So, here we are! Chile! A new country, a new continent (Alisa is the only one of us who has ever been to South America before). There’s so much to experience and learn about this place and these people and this culture. You’d think we’d be in travelers’ ecstasy.
Well, no. There’s this thing about traveling on a boat, especially when you travel to more or less remote places like the Tuamotus/Australs (last season) or Patagonia (this coming season). All of the incredible independence that the boat gives us (think of it – spending months in palm-fringed atolls or icy fjords, while you’re also sleeping in your own bed every night – are you getting the picture?) comes at a cost. And that cost, of course, is the very severe toll in time, effort and money that you have to expend to keep the boat in shape so that it can give you that independence.

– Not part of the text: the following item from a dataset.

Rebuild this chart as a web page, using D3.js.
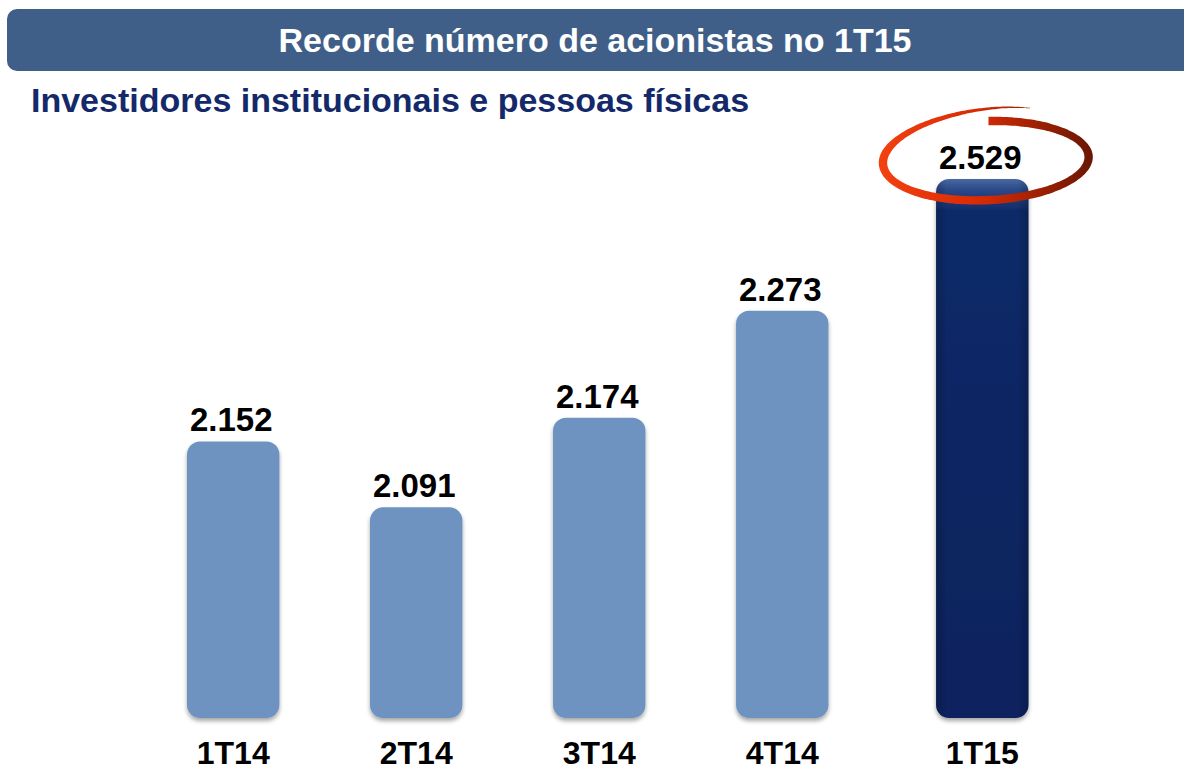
<!DOCTYPE html>
<html>
<head>
<meta charset="utf-8">
<script src="https://cdn.jsdelivr.net/npm/d3@7"></script>
<style>
  body { margin: 0; background: #fff; }
  svg { display: block; font-family: "Liberation Sans", Arial, sans-serif; }
</style>
</head>
<body>
<div id="chart"></div>
<script>
// data
const quarters = ["1T14", "2T14", "3T14", "4T14", "1T15"]
const shareholders = [2152, 2091, 2174, 2273, 2529]
const recordQuarter = "1T15"
const title = "Recorde número de acionistas no 1T15"
const subtitle = "Investidores institucionais e pessoas físicas"

const width = 1184, height = 771
const baseY = 718, topY = 179

const svg = d3.select("#chart").append("svg")
    .attr("width", width)
    .attr("height", height)

const defs = svg.append("defs")

// drop shadow under the bars
const shadow = defs.append("filter").attr("id", "shadow")
    .attr("x", "-10%").attr("y", "-10%").attr("width", "120%").attr("height", "125%")
shadow.append("feDropShadow")
    .attr("dx", 0).attr("dy", 3).attr("stdDeviation", 2.2)
    .attr("flood-color", "#000").attr("flood-opacity", 0.35)

// gloss gradient for the record bar
defs.append("linearGradient")
    .attr("id", "record-grad")
    .attr("x1", 0).attr("y1", 0).attr("x2", 0).attr("y2", 1)
    .selectAll("stop")
    .data([
        { offset: "0%", color: "#4a68a3" },
        { offset: "2%", color: "#2a4888" },
        { offset: "6%", color: "#0e2a68" },
        { offset: "100%", color: "#09235e" }
    ])
    .enter().append("stop")
    .attr("offset", d => d.offset)
    .attr("stop-color", d => d.color)

defs.append("linearGradient")
    .attr("id", "record-side")
    .attr("x1", 0).attr("y1", 0).attr("x2", 1).attr("y2", 0)
    .selectAll("stop")
    .data([
        { offset: "0%", color: "#000", op: 0.2 },
        { offset: "12%", color: "#000", op: 0 },
        { offset: "88%", color: "#000", op: 0 },
        { offset: "100%", color: "#000", op: 0.2 }
    ])
    .enter().append("stop")
    .attr("offset", d => d.offset)
    .attr("stop-color", d => d.color)
    .attr("stop-opacity", d => d.op)

// header band
svg.append("rect")
    .attr("x", 7).attr("y", 9)
    .attr("width", width + 20).attr("height", 62)
    .attr("rx", 10)
    .attr("fill", "#3f5f89")

svg.append("text")
    .attr("x", 595).attr("y", 52)
    .attr("text-anchor", "middle")
    .attr("font-size", 34).attr("font-weight", "bold")
    .attr("fill", "#fff")
    .text(title)

svg.append("text")
    .attr("x", 31).attr("y", 112)
    .attr("font-size", 34).attr("font-weight", "bold")
    .attr("fill", "#14296a")
    .text(subtitle)

// scales: broken axis, record bar is clamped at the top
const x = d3.scaleBand()
    .domain(quarters)
    .range([187, 1011.5])
    .paddingInner(0.495)
    .paddingOuter(0)

const recordShift = 17

const y = d3.scaleLinear()
    .domain([1896, 2395])
    .range([baseY, topY])
    .clamp(true)

const ptBR = d3.formatLocale({ decimal: ",", thousands: ".", grouping: [3], currency: ["R$", ""] })
const fmt = ptBR.format(",d")

const data = quarters.map((q, i) => ({ q, v: shareholders[i] }))
const bx = d => x(d.q) + (d.q === recordQuarter ? recordShift : 0)

const bars = svg.append("g")

bars.selectAll("rect.bar")
    .data(data)
    .enter().append("rect")
    .attr("class", "bar")
    .attr("x", bx)
    .attr("y", d => y(d.v))
    .attr("width", x.bandwidth())
    .attr("height", d => baseY - y(d.v))
    .attr("rx", 13)
    .attr("fill", d => d.q === recordQuarter ? "url(#record-grad)" : "#6e93c0")
    .attr("filter", "url(#shadow)")

bars.selectAll("rect.side")
    .data(data.filter(d => d.q === recordQuarter))
    .enter().append("rect")
    .attr("class", "side")
    .attr("x", bx)
    .attr("y", d => y(d.v))
    .attr("width", x.bandwidth())
    .attr("height", d => baseY - y(d.v))
    .attr("rx", 13)
    .attr("fill", "url(#record-side)")

// value labels
svg.append("g").selectAll("text")
    .data(data)
    .enter().append("text")
    .attr("x", d => bx(d) + x.bandwidth() / 2 - 2)
    .attr("y", d => y(d.v) - 10)
    .attr("text-anchor", "middle")
    .attr("font-size", 33).attr("font-weight", "bold")
    .attr("fill", "#000")
    .text(d => fmt(d.v))

// category labels
svg.append("g").selectAll("text")
    .data(data)
    .enter().append("text")
    .attr("x", d => bx(d) + x.bandwidth() / 2)
    .attr("y", 764)
    .attr("text-anchor", "middle")
    .attr("font-size", 32).attr("font-weight", "bold")
    .attr("fill", "#000")
    .text(d => d.q)

// hand-drawn ring around the record value
const rec = data.find(d => d.q === recordQuarter)
const cx = bx(rec) + x.bandwidth() / 2 + 4, cy = y(rec.v) - 19
const rx = 104, ry = 40
const a0 = -64, a1 = -448

defs.append("linearGradient")
    .attr("id", "ring-grad")
    .attr("gradientUnits", "userSpaceOnUse")
    .attr("x1", cx - rx).attr("y1", 0).attr("x2", cx + rx).attr("y2", 0)
    .selectAll("stop")
    .data([
        { offset: "0%", color: "#f2400e" },
        { offset: "45%", color: "#d92c05" },
        { offset: "100%", color: "#6b1703" }
    ])
    .enter().append("stop")
    .attr("offset", d => d.offset)
    .attr("stop-color", d => d.color)

const ringPts = d3.range(0, 1.0001, 0.005).map(t => {
    const a = (a0 + (a1 - a0) * t) * Math.PI / 180
    const p = Math.abs(a1 - a0) * t
    const sy = 1 + 0.4 * Math.exp(-p / 70) - 0.03 * t
    const sx = 1 - 0.02 * t
    const w = 0.6 + 7.8 * Math.min(1, p / 100)
    const ex = Math.cos(a), ey = Math.sin(a)
    return {
        x0: cx + (rx * sx - w / 2) * ex, y0: cy + (ry * sy - w / 2) * ey,
        x1: cx + (rx * sx + w / 2) * ex, y1: cy + (ry * sy + w / 2) * ey
    }
})

svg.append("path")
    .datum(ringPts)
    .attr("d", d3.area()
        .x0(d => d.x0).y0(d => d.y0)
        .x1(d => d.x1).y1(d => d.y1)
        .curve(d3.curveBasis))
    .attr("transform", `rotate(-2, ${cx}, ${cy})`)
    .attr("fill", "url(#ring-grad)")
</script>
</body>
</html>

We’ve just crossed the Pacific, and put 9,000 miles on the boat, with all the wear and deferred maintenance that entails. And we’re planning to go winter in Tierra del Fuego, where there will be little opportunity for getting parts and little weather suitable for activities like painting. So now is our chance to get the work done. Alisa and I are putting our heads down, largely ignoring the delights of Valdivia and the region, and taking care of business. Our cultural interactions have been structured around visits to the hardware store or forays to buy winter clothes for the kids.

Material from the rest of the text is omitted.